**Goal**: Set down the data below without change, skipping the pictures it holds.

**Given information**:
——

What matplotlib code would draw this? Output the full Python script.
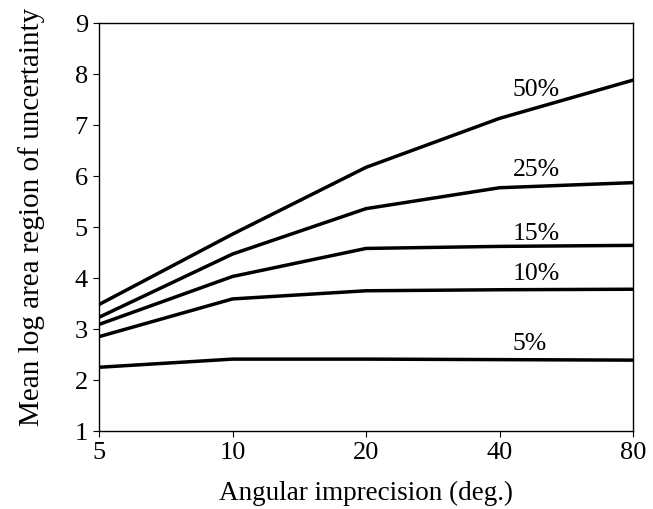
import matplotlib
matplotlib.use("Agg")
import matplotlib.pyplot as plt
from matplotlib.ticker import FixedLocator, NullLocator

plt.rcParams['font.family'] = ['Liberation Serif', 'DejaVu Serif']

# angular imprecision (deg.)
angles = [5, 10, 20, 40, 80]

# mean log area region of uncertainty, one series per error level
err_50 = [3.48, 4.86, 6.17, 7.13, 7.88]
err_25 = [3.23, 4.47, 5.36, 5.77, 5.87]
err_15 = [3.09, 4.03, 4.58, 4.62, 4.64]
err_10 = [2.85, 3.59, 3.75, 3.77, 3.78]
err_5 = [2.25, 2.41, 2.41, 2.40, 2.39]

series = [("50%", err_50, 7.69), ("25%", err_25, 6.12), ("15%", err_15, 4.86),
          ("10%", err_10, 4.08), ("5%", err_5, 2.71)]

fig = plt.figure(figsize=(6.53, 5.09), dpi=100)
ax = fig.add_axes([0.1516, 0.1532, 0.8178, 0.8016])

for name, vals, ylab in series:
    ax.plot(angles, vals, color="black", lw=2.5, solid_joinstyle="miter")
    ax.text(42.9, ylab, name, fontsize=18.5, ha="left", va="center")

ax.set_xscale("log", base=2)
ax.set_xlim(5, 80)
ax.set_ylim(1, 9)
ax.xaxis.set_major_locator(FixedLocator(angles))
ax.xaxis.set_minor_locator(NullLocator())
ax.set_xticklabels([str(a) for a in angles])
ax.set_yticks(range(1, 10))

ax.tick_params(direction="out", length=4, width=0.8, labelsize=19, pad=4)
for s in ax.spines.values():
    s.set_linewidth(1.0)

ax.set_xlabel("Angular imprecision (deg.)", fontsize=19.5, labelpad=12)
ax.set_ylabel("Mean log area region of uncertainty", fontsize=21)
ax.yaxis.set_label_coords(-0.101, 0.525)

fig.savefig("out.png", dpi=100)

——

**Solution to the exercise**:
What matplotlib code would draw this? Output the full Python script.
import matplotlib
matplotlib.use("Agg")
import matplotlib.pyplot as plt
from matplotlib.ticker import FixedLocator, NullLocator

plt.rcParams['font.family'] = ['Liberation Serif', 'DejaVu Serif']

# angular imprecision (deg.)
angles = [5, 10, 20, 40, 80]

# mean log area region of uncertainty, one series per error level
err_50 = [3.48, 4.86, 6.17, 7.13, 7.88]
err_25 = [3.23, 4.47, 5.36, 5.77, 5.87]
err_15 = [3.09, 4.03, 4.58, 4.62, 4.64]
err_10 = [2.85, 3.59, 3.75, 3.77, 3.78]
err_5 = [2.25, 2.41, 2.41, 2.40, 2.39]

series = [("50%", err_50, 7.69), ("25%", err_25, 6.12), ("15%", err_15, 4.86),
          ("10%", err_10, 4.08), ("5%", err_5, 2.71)]

fig = plt.figure(figsize=(6.53, 5.09), dpi=100)
ax = fig.add_axes([0.1516, 0.1532, 0.8178, 0.8016])

for name, vals, ylab in series:
    ax.plot(angles, vals, color="black", lw=2.5, solid_joinstyle="miter")
    ax.text(42.9, ylab, name, fontsize=18.5, ha="left", va="center")

ax.set_xscale("log", base=2)
ax.set_xlim(5, 80)
ax.set_ylim(1, 9)
ax.xaxis.set_major_locator(FixedLocator(angles))
ax.xaxis.set_minor_locator(NullLocator())
ax.set_xticklabels([str(a) for a in angles])
ax.set_yticks(range(1, 10))

ax.tick_params(direction="out", length=4, width=0.8, labelsize=19, pad=4)
for s in ax.spines.values():
    s.set_linewidth(1.0)

ax.set_xlabel("Angular imprecision (deg.)", fontsize=19.5, labelpad=12)
ax.set_ylabel("Mean log area region of uncertainty", fontsize=21)
ax.yaxis.set_label_coords(-0.101, 0.525)

fig.savefig("out.png", dpi=100)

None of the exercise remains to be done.